## Task inputs:

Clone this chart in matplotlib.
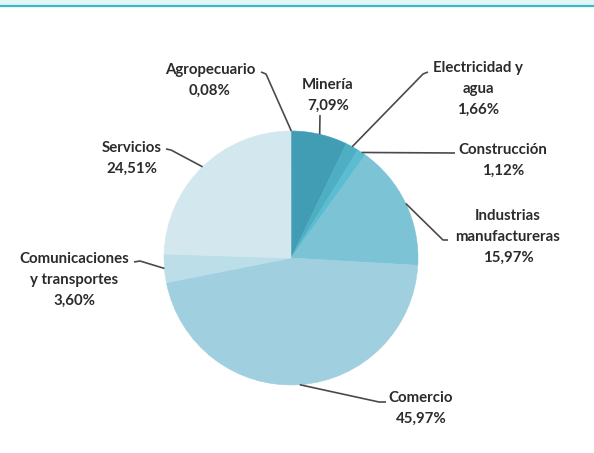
import matplotlib.pyplot as plt
import numpy as np

# sector shares (%), clockwise from 12 o'clock
sectors = ["Agropecuario", "Minería", "Electricidad y\nagua", "Construcción",
           "Industrias\nmanufactureras", "Comercio", "Comunicaciones\ny transportes",
           "Servicios"]
shares = [0.08, 7.09, 1.66, 1.12, 15.97, 45.97, 3.60, 24.51]
colors = ["#2f8ea4", "#409db3", "#4eaec4", "#5bbdd1", "#7bc3d5", "#a0cfdf",
          "#bcdee9", "#d3e7ef"]

W, H = 594, 453

def Y(y):
    # pixel row (from top) -> data y
    return H - y

# label layout in pixels: text centre x, top y, and leader bend points
label_pos = [(210, 63), (328, 78), (478, 61), (503, 143),
             (508, 209), (421, 391), (74, 252), (132, 141)]
leader_pts = [[(266, 74), (261, 72)],
              [(320, 115)],
              [(423, 74), (428, 72)],
              [(455, 153)],
              [(443, 240), (448, 240)],
              [(379, 402), (386, 402)],
              [(140, 261), (134, 262)],
              [(171, 150), (166, 149)]]

fig = plt.figure(figsize=(W / 100, H / 100), dpi=100)
ax = fig.add_axes([0, 0, 1, 1])

cx, cy, r = 291, 258, 127
wedges, _ = ax.pie(shares, colors=colors, startangle=90, counterclock=False,
                   center=(cx, Y(cy)), radius=r)
for w in wedges:
    w.set_edgecolor(w.get_facecolor())
    w.set_linewidth(0.4)

for w, name, val, (tx, ty), pts in zip(wedges, sectors, shares, label_pos, leader_pts):
    ang = np.deg2rad((w.theta1 + w.theta2) / 2)
    x0 = cx + r * np.cos(ang)
    y0 = Y(cy) + r * np.sin(ang)
    xs = [x0] + [p[0] for p in pts]
    ys = [y0] + [Y(p[1]) for p in pts]
    ax.plot(xs, ys, color="#4a4a4a", lw=1.2, solid_capstyle="butt")
    txt = name + "\n" + f"{val:.2f}".replace(".", ",") + "%"
    ax.text(tx, Y(ty), txt, ha="center", va="top", fontsize=10.8,
            fontfamily="Lato", fontweight="bold", color="#2b2b2b",
            linespacing=1.62)

# header strip
ax.axhspan(Y(5), H, color="#e4f5f7", lw=0)
ax.axhline(Y(6), color="#3db7ca", lw=1.6)

ax.set_xlim(0, W)
ax.set_ylim(0, H)
ax.axis("off")

fig.savefig("out.png", dpi=100)
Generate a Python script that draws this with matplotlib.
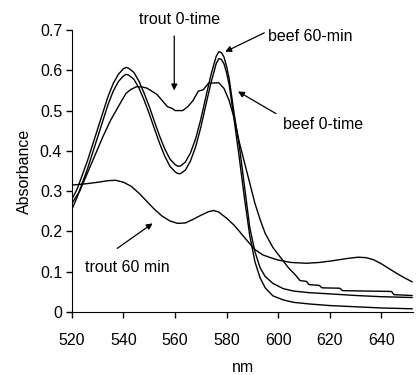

## Problem statement:
Pictures are to be left out; repeat all the remaining data exactly.

## Written answer:
Clone this chart in matplotlib.
import matplotlib.pyplot as plt
import numpy as np

# sector shares (%), clockwise from 12 o'clock
sectors = ["Agropecuario", "Minería", "Electricidad y\nagua", "Construcción",
           "Industrias\nmanufactureras", "Comercio", "Comunicaciones\ny transportes",
           "Servicios"]
shares = [0.08, 7.09, 1.66, 1.12, 15.97, 45.97, 3.60, 24.51]
colors = ["#2f8ea4", "#409db3", "#4eaec4", "#5bbdd1", "#7bc3d5", "#a0cfdf",
          "#bcdee9", "#d3e7ef"]

W, H = 594, 453

def Y(y):
    # pixel row (from top) -> data y
    return H - y

# label layout in pixels: text centre x, top y, and leader bend points
label_pos = [(210, 63), (328, 78), (478, 61), (503, 143),
             (508, 209), (421, 391), (74, 252), (132, 141)]
leader_pts = [[(266, 74), (261, 72)],
              [(320, 115)],
              [(423, 74), (428, 72)],
              [(455, 153)],
              [(443, 240), (448, 240)],
              [(379, 402), (386, 402)],
              [(140, 261), (134, 262)],
              [(171, 150), (166, 149)]]

fig = plt.figure(figsize=(W / 100, H / 100), dpi=100)
ax = fig.add_axes([0, 0, 1, 1])

cx, cy, r = 291, 258, 127
wedges, _ = ax.pie(shares, colors=colors, startangle=90, counterclock=False,
                   center=(cx, Y(cy)), radius=r)
for w in wedges:
    w.set_edgecolor(w.get_facecolor())
    w.set_linewidth(0.4)

for w, name, val, (tx, ty), pts in zip(wedges, sectors, shares, label_pos, leader_pts):
    ang = np.deg2rad((w.theta1 + w.theta2) / 2)
    x0 = cx + r * np.cos(ang)
    y0 = Y(cy) + r * np.sin(ang)
    xs = [x0] + [p[0] for p in pts]
    ys = [y0] + [Y(p[1]) for p in pts]
    ax.plot(xs, ys, color="#4a4a4a", lw=1.2, solid_capstyle="butt")
    txt = name + "\n" + f"{val:.2f}".replace(".", ",") + "%"
    ax.text(tx, Y(ty), txt, ha="center", va="top", fontsize=10.8,
            fontfamily="Lato", fontweight="bold", color="#2b2b2b",
            linespacing=1.62)

# header strip
ax.axhspan(Y(5), H, color="#e4f5f7", lw=0)
ax.axhline(Y(6), color="#3db7ca", lw=1.6)

ax.set_xlim(0, W)
ax.set_ylim(0, H)
ax.axis("off")

fig.savefig("out.png", dpi=100)
Generate a Python script that draws this with matplotlib.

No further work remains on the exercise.